TASK INSTRUCTIONS = Reproduce the listing word for word. Skip any image.

DATA SEGMENT =

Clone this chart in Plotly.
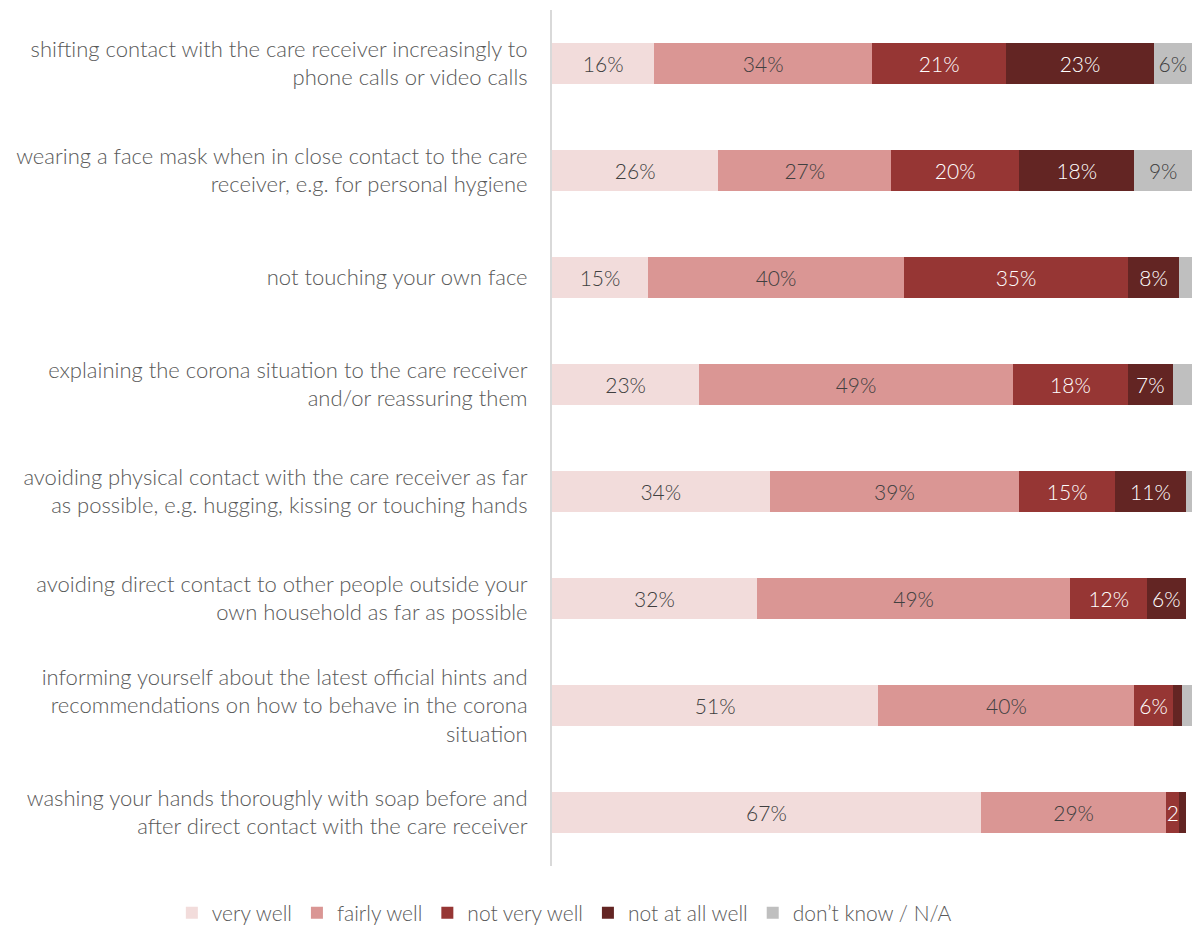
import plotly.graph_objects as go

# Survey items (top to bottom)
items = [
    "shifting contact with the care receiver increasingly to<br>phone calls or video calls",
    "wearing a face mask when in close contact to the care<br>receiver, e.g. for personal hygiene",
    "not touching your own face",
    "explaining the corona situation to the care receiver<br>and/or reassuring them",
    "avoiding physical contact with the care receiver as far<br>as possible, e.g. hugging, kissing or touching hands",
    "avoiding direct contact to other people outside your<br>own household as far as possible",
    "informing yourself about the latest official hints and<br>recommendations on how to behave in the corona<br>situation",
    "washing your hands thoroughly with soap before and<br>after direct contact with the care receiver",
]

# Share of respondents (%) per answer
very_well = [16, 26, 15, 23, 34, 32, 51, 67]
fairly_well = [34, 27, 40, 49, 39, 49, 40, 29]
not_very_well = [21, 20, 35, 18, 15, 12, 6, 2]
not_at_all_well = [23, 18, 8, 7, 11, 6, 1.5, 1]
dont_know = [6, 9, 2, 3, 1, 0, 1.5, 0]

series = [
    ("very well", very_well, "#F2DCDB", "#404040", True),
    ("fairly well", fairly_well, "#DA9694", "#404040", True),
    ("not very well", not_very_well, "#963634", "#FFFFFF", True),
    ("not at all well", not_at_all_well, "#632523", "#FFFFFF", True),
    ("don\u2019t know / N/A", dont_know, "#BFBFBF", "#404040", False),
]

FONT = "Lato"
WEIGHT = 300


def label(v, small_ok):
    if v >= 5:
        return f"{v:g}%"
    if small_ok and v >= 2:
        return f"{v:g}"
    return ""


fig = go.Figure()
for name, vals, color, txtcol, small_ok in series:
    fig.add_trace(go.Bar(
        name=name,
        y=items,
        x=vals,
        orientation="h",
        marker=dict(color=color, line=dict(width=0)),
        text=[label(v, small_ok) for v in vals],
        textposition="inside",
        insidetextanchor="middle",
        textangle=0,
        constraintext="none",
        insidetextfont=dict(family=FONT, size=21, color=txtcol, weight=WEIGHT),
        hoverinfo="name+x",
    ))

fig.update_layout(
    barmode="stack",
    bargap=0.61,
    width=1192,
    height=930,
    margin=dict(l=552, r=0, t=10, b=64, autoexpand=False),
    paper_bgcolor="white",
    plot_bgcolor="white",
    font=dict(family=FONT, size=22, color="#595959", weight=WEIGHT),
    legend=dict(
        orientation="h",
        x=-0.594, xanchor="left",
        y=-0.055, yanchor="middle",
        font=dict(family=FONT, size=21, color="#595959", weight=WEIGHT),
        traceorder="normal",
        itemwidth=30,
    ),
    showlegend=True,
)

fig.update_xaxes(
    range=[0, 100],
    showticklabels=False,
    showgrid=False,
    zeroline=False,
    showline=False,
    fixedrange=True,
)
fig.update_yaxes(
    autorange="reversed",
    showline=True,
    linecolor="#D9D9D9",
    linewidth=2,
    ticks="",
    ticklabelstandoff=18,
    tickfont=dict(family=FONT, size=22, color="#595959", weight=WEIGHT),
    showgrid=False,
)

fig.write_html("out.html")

TASK SOLUTION =
Clone this chart in Plotly.
import plotly.graph_objects as go

# Survey items (top to bottom)
items = [
    "shifting contact with the care receiver increasingly to<br>phone calls or video calls",
    "wearing a face mask when in close contact to the care<br>receiver, e.g. for personal hygiene",
    "not touching your own face",
    "explaining the corona situation to the care receiver<br>and/or reassuring them",
    "avoiding physical contact with the care receiver as far<br>as possible, e.g. hugging, kissing or touching hands",
    "avoiding direct contact to other people outside your<br>own household as far as possible",
    "informing yourself about the latest official hints and<br>recommendations on how to behave in the corona<br>situation",
    "washing your hands thoroughly with soap before and<br>after direct contact with the care receiver",
]

# Share of respondents (%) per answer
very_well = [16, 26, 15, 23, 34, 32, 51, 67]
fairly_well = [34, 27, 40, 49, 39, 49, 40, 29]
not_very_well = [21, 20, 35, 18, 15, 12, 6, 2]
not_at_all_well = [23, 18, 8, 7, 11, 6, 1.5, 1]
dont_know = [6, 9, 2, 3, 1, 0, 1.5, 0]

series = [
    ("very well", very_well, "#F2DCDB", "#404040", True),
    ("fairly well", fairly_well, "#DA9694", "#404040", True),
    ("not very well", not_very_well, "#963634", "#FFFFFF", True),
    ("not at all well", not_at_all_well, "#632523", "#FFFFFF", True),
    ("don\u2019t know / N/A", dont_know, "#BFBFBF", "#404040", False),
]

FONT = "Lato"
WEIGHT = 300


def label(v, small_ok):
    if v >= 5:
        return f"{v:g}%"
    if small_ok and v >= 2:
        return f"{v:g}"
    return ""


fig = go.Figure()
for name, vals, color, txtcol, small_ok in series:
    fig.add_trace(go.Bar(
        name=name,
        y=items,
        x=vals,
        orientation="h",
        marker=dict(color=color, line=dict(width=0)),
        text=[label(v, small_ok) for v in vals],
        textposition="inside",
        insidetextanchor="middle",
        textangle=0,
        constraintext="none",
        insidetextfont=dict(family=FONT, size=21, color=txtcol, weight=WEIGHT),
        hoverinfo="name+x",
    ))

fig.update_layout(
    barmode="stack",
    bargap=0.61,
    width=1192,
    height=930,
    margin=dict(l=552, r=0, t=10, b=64, autoexpand=False),
    paper_bgcolor="white",
    plot_bgcolor="white",
    font=dict(family=FONT, size=22, color="#595959", weight=WEIGHT),
    legend=dict(
        orientation="h",
        x=-0.594, xanchor="left",
        y=-0.055, yanchor="middle",
        font=dict(family=FONT, size=21, color="#595959", weight=WEIGHT),
        traceorder="normal",
        itemwidth=30,
    ),
    showlegend=True,
)

fig.update_xaxes(
    range=[0, 100],
    showticklabels=False,
    showgrid=False,
    zeroline=False,
    showline=False,
    fixedrange=True,
)
fig.update_yaxes(
    autorange="reversed",
    showline=True,
    linecolor="#D9D9D9",
    linewidth=2,
    ticks="",
    ticklabelstandoff=18,
    tickfont=dict(family=FONT, size=22, color="#595959", weight=WEIGHT),
    showgrid=False,
)

fig.write_html("out.html")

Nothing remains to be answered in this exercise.